I am broadly in favour of it, however, I would like for there to be a relentless drive on efficiency on all government spending to cut out unnecessary costs. Any savings I would like to see spread to paying off our national debt, building infrastructure and reducing taxes.


----------



## TheBigShort (11 Sep 2017)

Firefly said:


> I wish this were to be true however I believe a lot of posts are made in self-interest.







Firefly said:


> I wish this were to be true however I believe a lot of posts are made in self-interest.
> 
> 
> Broadly, however, I would like for there to be a relentless drive on efficiency on all government spending to cut out unnecessary costs. Any savings I would like to see spread to paying off our national debt, building infrastructure and reducing taxes.



A while ago you were saying you would vote for it, now you are broadly opposed to this proposal of not cutting taxes? In whose interest is it that you would vote for these proposals but broadly oppose them at the same time.


----------



## Firefly (11 Sep 2017)

TheBigShort said:


> A while ago you were saying you would vote for it, now you are broadly opposed to this proposal of not cutting taxes? In whose interest is it that you would vote for these proposals but broadly oppose them at the same time.

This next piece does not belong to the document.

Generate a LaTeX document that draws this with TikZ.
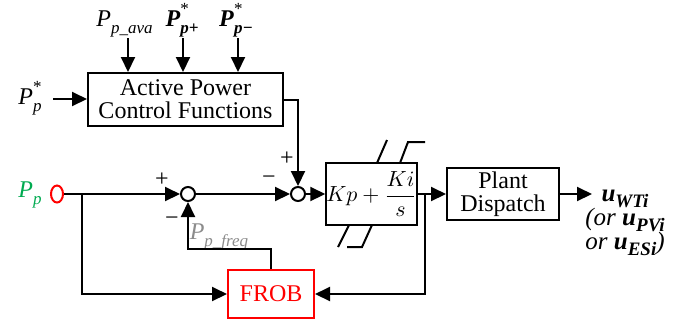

I meant I was broadly in favour of the proposal and have updated my post (it's quite  easy to do actually).


----------



## TheBigShort (11 Sep 2017)

Firefly said:


> I meant I was broadly in favour of the proposal and have updated my post (it's quite  easy to do actually).



Id imagine so, but I don't have much call for it unlike yourself, that's twice today isn't it


----------



## Purple (11 Sep 2017)

cremeegg said:


> It is certainly a contributor to our current growth. And a lack of sufficient state spending lies behind many of the constraints on growth, lack of adequately educated employees, traffic build up, lock of housing.


I disagree; I don't think it's due to a lack of State spending. I think it's due to wasteful State spending. Paying teachers more doesn't make them better teachers. Great teachers an't get optimal results if they are constrained by a bad curriculum etc.


----------